Less than 3% of generation capacity constructed in 2013 was developed solely for sale into organized electricity markets, with the majority of projects supported by long-term bilateral contracts or built by vertically integrated utilities to serve their own loads, according to a study released last week by the American Public Power Association.
Of the 14.7 GW of new generation covered in the study, two-thirds were built with purchased power agreements and about 32% were constructed by utilities or customers. APPA said the study, Power Plants Are Not Built on Spec, validates its contention that the mandatory capacity markets in PJM, ISO-NE and NYISO “do not support the stable long-term financial arrangements required to build new power plants.”
APPA wants the Federal Energy Regulatory Commission to replace the mandatory capacity markets with voluntary residual markets, where states and local public power and cooperatives can procure their capacity through bilateral contracts.

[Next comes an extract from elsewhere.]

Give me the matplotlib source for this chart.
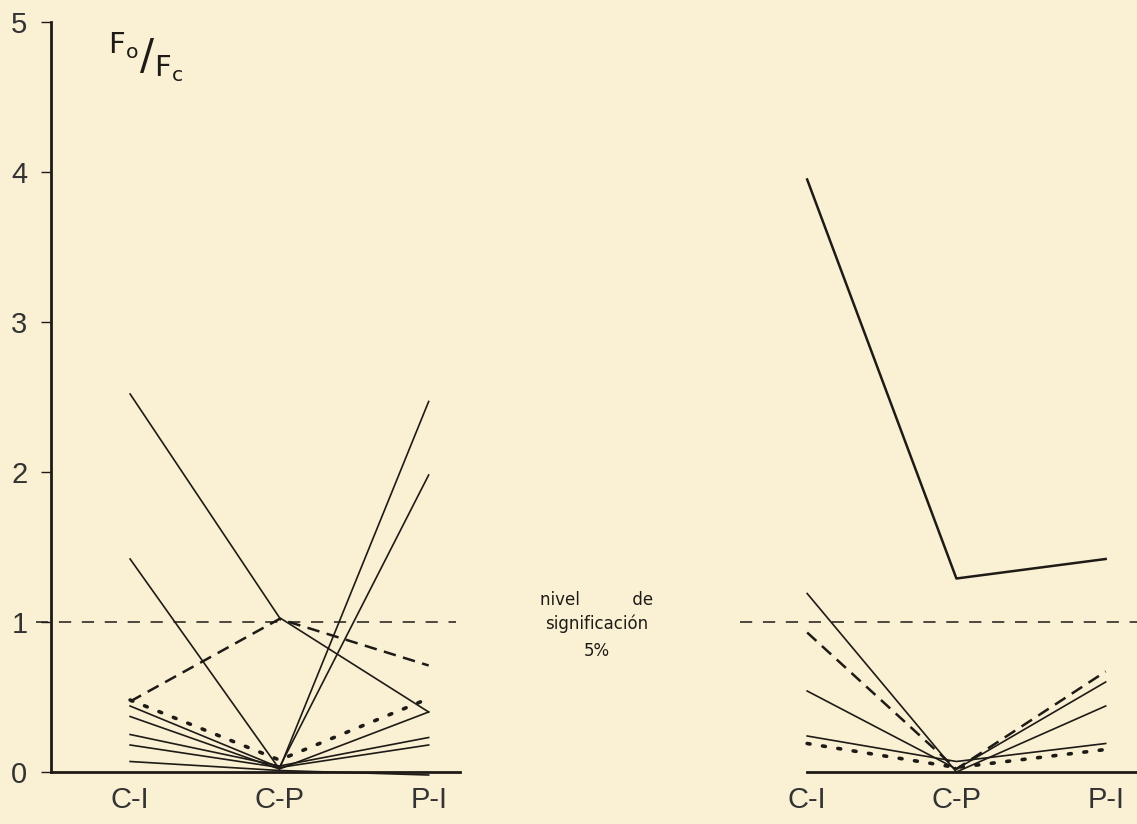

APPA released the report last week as panelists at the Organization of PJM States Inc. annual meeting were in the middle of a discussion on the future of PJM’s capacity market.
PJM Market Monitor Joe Bowring told the meeting he didn’t need to review the study to respond to it.
“We have heard these claims before,” he said. “The notion that one-off bilateral contracts are better for customers I think has been disproven time and time again. It actually gives market power to sellers. This is the same APPA that had complained it can’t get prices low enough in bilateral contracts.”
Panelist Neal Fitch, senior director of regulatory affairs for NRG Power Marketing, noted that the study did not consider how much capacity the markets retained that might have otherwise retired.
James Wilson, a consultant to the consumer advocates for New Jersey, Pennsylvania, Delaware, Maryland and D.C., said he agreed with APPA that capacity markets are a “very expensive and very administrative and very inefficient way to” ensure resource adequacy.
“The capacity market is one way to go,” Wilson said. “The other way is what ERCOT is doing. ERCOT’s got an energy-only market and every few weeks you read about another new power plant.”